Nur eine ist auf Augenhöhe
Die letzten fünf Wochen seien «extrem schwierig» und «voller Auf und Abs» gewesen. Auch die Rückkehr auf die Ski verlief in der Woche vor dem Slopestyle kompliziert. Drei Schneetage waren geplant, einen konnte sie machen. «Aber sobald ich im Engadin war, wurde es von Tag zu Tag besser» Schritt für Schritt habe sie das Vertrauen ab da wieder aufbauen können, so Gremaud. «Es gelang mir, mich auf das zu fokussieren, was in meiner Macht stand. Ohne mein gutes Umfeld und die richtige Expertise wäre dieser Erfolg nicht möglich gewesen.»

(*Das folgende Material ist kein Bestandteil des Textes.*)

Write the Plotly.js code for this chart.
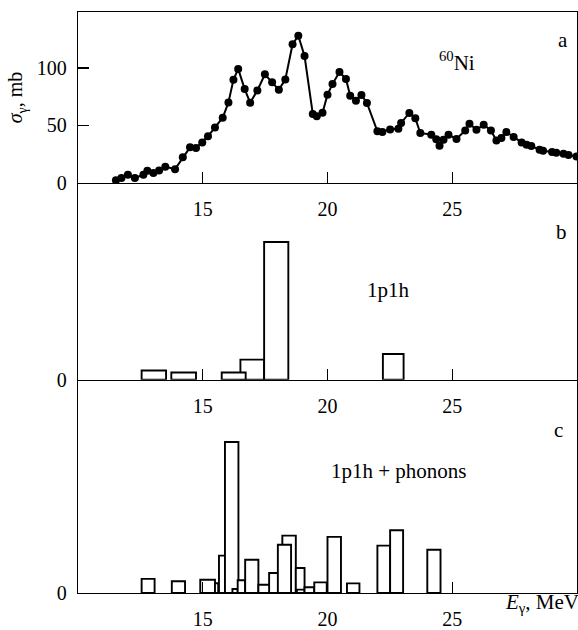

Der überlegene Erfolg unter diesen erschwerten Umständen untermauert Gremauds aussergewöhnliche Qualitäten. In der kompletten Szene der Freeskierinnen gibt es nur eine, die Gremaud mit ihrem Trick-Repertoire das Wasser reichen kann: die in den USA aufgewachsene und lebende Chinesin Eileen Gu, die an den letzten Olympischen Spielen Gold in der Halfpipe und im Big Air geholt hatte und sich im Slopestyle mit Silber hinter Gremaud begnügen musste. Mit Blick auf die Olympischen Spiele 2026 bahnt sich ein spannendes Duell an. Beide sind dabei, ihr Level bis zum nächsten grossen Fixpunkt noch einmal anzuheben.
«Wieder ein 4. Platz» für Ragettli
Gremauds Triumph an der Heim-WM ist der gute Ausgang, der Andri Ragettli vor seinem Heimpublikum verwehrt blieb. Wie an den Olympischen Spielen 2022 und zuletzt vermehrt im Weltcup musste der Bündner mit dem ersten Platz neben dem Siegertreppchen vorliebnehmen. «Wieder ein 4. Platz, das vierte Mal in dieser Saison. Das regt auf und stört…», ärgerte sich Ragettli.
Dabei hatte er an seiner Leistung eigentlich nichts auszusetzen. Mit einem starken ersten Lauf hatte er sich als Qualifikationssieger an die Spitze geschoben. Dort blieb er, bis drei der letzten vier Konkurrenten ihn noch um den verdienten Lohn brachten.
Ragettli ärgerte sich natürlich. Doch der Schmerz war weniger gross, als vor drei Jahren an den Winterspielen in China. Weltmeister ist er seit 2021 schon, eine Olympiamedaille fehlt in seinem üppigen Trophäenschrank noch. 2026 in Norditalien soll die Lücke im dritten Anlauf geschlossen werden, das ist das ganz grosse Ziel.